SEBI is likely to relax the advertising norms for mutual funds and may come out with new guidelines on digital media advertising.
AMFI has put forth its recommendation on advertisement norms before SEBI Mutual Fund Advisory Committee (MFAC). The committee will discuss this matter in the next meeting, said H N Sinor, CEO, AMFI. However, Sinor did not divulge the details of recommendations made to the committee.
He said, “We have given our recommendations to the SEBI Mutual Fund Advisory Committee. Also, we have made a few recommendations on digital media advertising. This matter will be discussed in the next meeting which is scheduled to be held in June.”

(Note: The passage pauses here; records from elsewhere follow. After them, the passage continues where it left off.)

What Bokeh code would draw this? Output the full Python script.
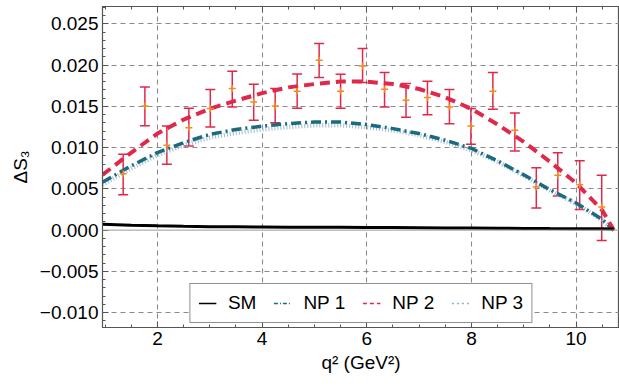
from bokeh.plotting import figure
from bokeh.models import (ColumnDataSource, Whisker, TeeHead, Legend, LegendItem,
                          LinearAxis, FixedTicker, CustomJSTickFormatter, Span, Range1d,
                          CDSView, IndexFilter)
from bokeh.embed import file_html
from bokeh.resources import INLINE

# ---- curves ----
q2_curve = [0.95, 1.5, 2.0, 2.5, 3.0, 3.5, 4.0, 4.5, 5.0, 5.5, 6.0, 6.5, 7.0, 7.5,
            8.0, 8.5, 9.0, 9.5, 10.0, 10.5, 10.72]
sm  = [0.00070, 0.00060, 0.00052, 0.00046, 0.00042, 0.00040, 0.00038, 0.00036, 0.00035,
       0.00034, 0.00033, 0.00031, 0.00029, 0.00027, 0.00025, 0.00023, 0.00021, 0.00019,
       0.00018, 0.00016, 0.00015]
np1 = [0.0058, 0.0078, 0.0094, 0.0106, 0.0116, 0.0122, 0.0126, 0.0129, 0.0131, 0.0131,
       0.0128, 0.0123, 0.0117, 0.0109, 0.0099, 0.0084, 0.0067, 0.0049, 0.0033, 0.0013, 0.0]
np2 = [0.0067, 0.0094, 0.0117, 0.0134, 0.0147, 0.0157, 0.0166, 0.0173, 0.0177, 0.0180,
       0.0180, 0.0177, 0.0171, 0.0161, 0.0147, 0.0128, 0.0107, 0.0083, 0.0057, 0.0024, 0.0]
np3 = [0.0055, 0.0075, 0.0091, 0.0103, 0.0112, 0.0118, 0.0122, 0.0125, 0.0127, 0.0127,
       0.0125, 0.0121, 0.0115, 0.0107, 0.0097, 0.0083, 0.0066, 0.0048, 0.0032, 0.0012, 0.0]

# ---- pseudo-data points with error bars ----
q2_pts = [1.345, 1.76, 2.18, 2.60, 3.01, 3.43, 3.84, 4.25, 4.67, 5.09, 5.50, 5.92,
          6.34, 6.75, 7.16, 7.58, 7.99, 8.41, 8.83, 9.24, 9.65, 10.07, 10.49]
ds3_pts = [0.00683, 0.01505, 0.01028, 0.01242, 0.01473, 0.01715, 0.01553, 0.01505,
           0.01683, 0.02060, 0.01683, 0.01990, 0.01707, 0.01574, 0.01606, 0.01493,
           0.01262, 0.01683, 0.01210, 0.00522, 0.00664, 0.00550, 0.00279]
ds3_hi = [0.00919, 0.01735, 0.01262, 0.01477, 0.01703, 0.01926, 0.01768, 0.01715,
          0.01893, 0.02261, 0.01890, 0.02200, 0.01909, 0.01776, 0.01804, 0.01703,
          0.01473, 0.01909, 0.01420, 0.00756, 0.00938, 0.00841, 0.00664]
ds3_lo = [0.00429, 0.01266, 0.00797, 0.01019, 0.01250, 0.01493, 0.01331, 0.01302,
          0.01477, 0.01849, 0.01477, 0.01788, 0.01493, 0.01368, 0.01399, 0.01290,
          0.01040, 0.01465, 0.00959, 0.00267, 0.00413, 0.00251, -0.00125]

x_ticks = [2, 4, 6, 8, 10]
x_minor = [1.0, 1.5, 2.5, 3.0, 3.5, 4.5, 5.0, 5.5, 6.5, 7.0, 7.5, 8.5, 9.0, 9.5, 10.5]
y_ticks = [-0.010, -0.005, 0.000, 0.005, 0.010, 0.015, 0.020, 0.025]
y_minor = [round(-0.012 + 0.001 * i, 3) for i in range(40)]

FONT = "Liberation Sans"
RED = "#e0284a"
TEAL = "#1b6a80"
LIGHT = "#8fb4c6"

p = figure(width=619, height=390, x_range=Range1d(0.95, 10.83), y_range=Range1d(-0.0118, 0.0271),
           output_backend="svg", toolbar_location=None,
           min_border_left=102, min_border_right=0, min_border_top=6, min_border_bottom=63,
           outline_line_color="#555555", outline_line_width=1.2)

fmt = CustomJSTickFormatter(code="return (tick < -1e-9 ? '\u2212' : '') + Math.abs(tick).toFixed(3);")

for ax in (p.xaxis[0], p.yaxis[0]):
    ax.major_tick_in = 6
    ax.major_tick_out = 0
    ax.minor_tick_in = 3
    ax.minor_tick_out = 0
    ax.axis_line_color = "#555555"
    ax.major_tick_line_color = "#555555"
    ax.minor_tick_line_color = "#555555"
    ax.major_label_text_font = FONT
    ax.major_label_text_font_size = "19px"
    ax.major_label_text_color = "black"
    ax.axis_label_text_font = FONT
    ax.axis_label_text_font_size = "19px"
    ax.axis_label_text_font_style = "normal"
    ax.axis_label_text_color = "black"
    ax.major_label_standoff = 4

p.xaxis.ticker = FixedTicker(ticks=x_ticks, minor_ticks=x_minor)
p.yaxis.ticker = FixedTicker(ticks=y_ticks, minor_ticks=y_minor)
p.yaxis.formatter = fmt
p.xaxis.axis_label = "q² (GeV²)"
p.yaxis.axis_label = "ΔS₃"
p.xaxis.axis_label_standoff = 4
p.yaxis.axis_label_standoff = 6

top = LinearAxis(ticker=FixedTicker(ticks=x_ticks, minor_ticks=x_minor),
                 formatter=CustomJSTickFormatter(code="return '';"),
                 major_tick_in=6, major_tick_out=0, minor_tick_in=3, minor_tick_out=0,
                 axis_line_color="#555555", major_tick_line_color="#555555",
                 minor_tick_line_color="#555555", major_label_standoff=0)
p.add_layout(top, "above")

p.grid.grid_line_color = "#8a8a8a"
p.grid.grid_line_dash = "5 4"
p.grid.grid_line_width = 1.1
p.xgrid.ticker = FixedTicker(ticks=x_ticks)
p.ygrid.ticker = FixedTicker(ticks=[t for t in y_ticks if t != 0.0])

p.add_layout(Span(location=0, dimension="width", line_color="#999999", line_width=1))

cs = ColumnDataSource(dict(x=q2_curve, sm=sm, np1=np1, np2=np2, np3=np3))
p.line("x", "np3", source=cs, line_color=LIGHT, line_width=4.5, line_dash="1 2", line_alpha=0.9)
p.line("x", "np1", source=cs, line_color=TEAL, line_width=3.5, line_dash="10 4 2 4")
p.line("x", "np2", source=cs, line_color=RED, line_width=4, line_dash="10 6")
p.line("x", "sm", source=cs, line_color="black", line_width=3)

ps = ColumnDataSource(dict(x=q2_pts, y=ds3_pts, hi=ds3_hi, lo=ds3_lo))
w = Whisker(base="x", upper="hi", lower="lo", source=ps, line_color=RED, line_width=1.5,
            upper_head=TeeHead(size=10, line_color=RED, line_width=1.5),
            lower_head=TeeHead(size=10, line_color=RED, line_width=1.5))
p.add_layout(w)
p.scatter("x", "y", source=ps, marker="cross", size=7, line_color="#f08a24", line_width=1.5)

# legend proxies: thin styles, one-point views (draw nothing on the plot)
one = CDSView(filter=IndexFilter([0]))
r_sm = p.line("x", "sm", source=cs, view=one, line_color="black", line_width=1.3)
r1 = p.line("x", "np1", source=cs, view=CDSView(filter=IndexFilter([0])),
            line_color=TEAL, line_width=1.3, line_dash="4 2 1 2")
r2 = p.line("x", "np2", source=cs, view=CDSView(filter=IndexFilter([0])),
            line_color=RED, line_width=1.3, line_dash="4 3")
r3 = p.line("x", "np3", source=cs, view=CDSView(filter=IndexFilter([0])),
            line_color=LIGHT, line_width=1.6, line_dash="2 3")

leg = Legend(items=[LegendItem(label="SM", renderers=[r_sm]),
                    LegendItem(label="NP 1", renderers=[r1]),
                    LegendItem(label="NP 2", renderers=[r2]),
                    LegendItem(label="NP 3", renderers=[r3])],
             orientation="horizontal", location="bottom_center",
             label_text_font=FONT, label_text_font_size="19px", label_text_color="black",
             glyph_width=18, glyph_height=18, label_standoff=12, spacing=17, padding=8,
             margin=4, border_line_color="#222222", border_line_width=1.2,
             background_fill_color="white", background_fill_alpha=1.0)
p.add_layout(leg, "center")

open("out.html", "w").write(file_html(p, INLINE))
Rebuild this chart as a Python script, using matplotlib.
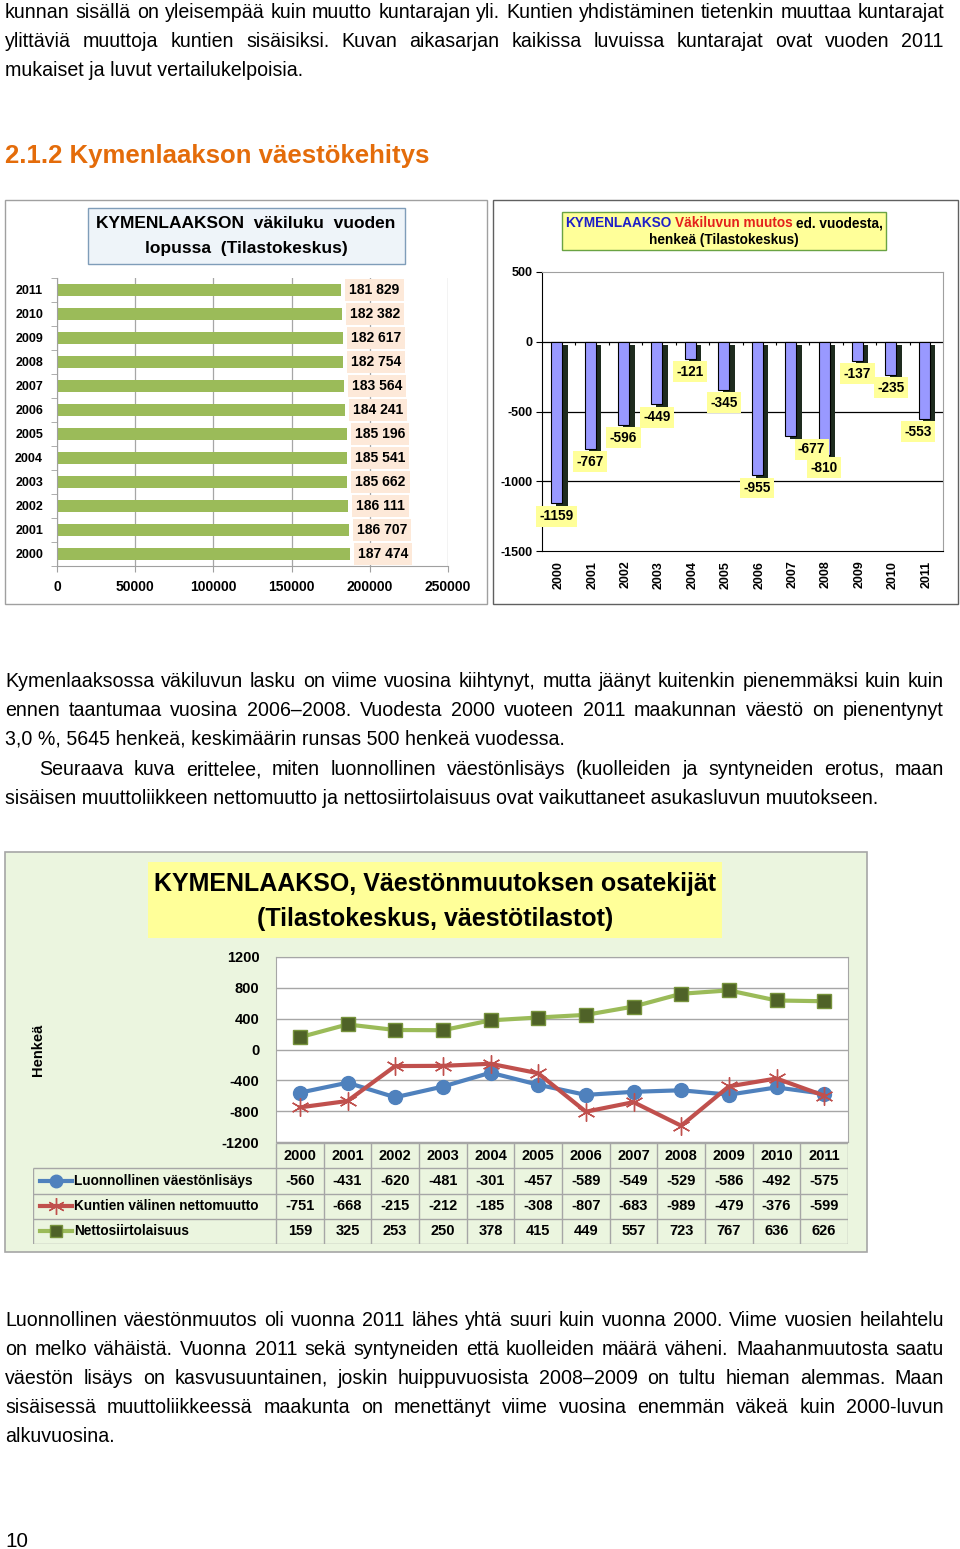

Another senior official from AMFI said that the trade body has recommended SEBI to use ‘market fluctuation’ instead of ‘market risk’ in the disclaimer. “We have recommended the committee to replace the word ‘risk’ with ‘fluctuation’ from the disclaimer. It should be read as ‘Mutual funds are subject to market fluctuation….”
Arvind Sethi, CEO, Tata Mutual Fund earlier told Cafemutual “Mutual fund is the only product where you have to run a disclaimer. This connotes a negative image about mutual funds. Also, we have to put so much data about past performance of schemes. We need some clarity and uniformity pertaining to the rules on performance advertisements,”
Over the years, SEBI has introduced many rules on mutual fund advertising.
Recently, SEBI had introduced Riskometer to help investors gauge the level of risk through a meter. The regulator said that Riskometer would provide investors an easy understanding of the product/scheme they are investing in and its suitability to them.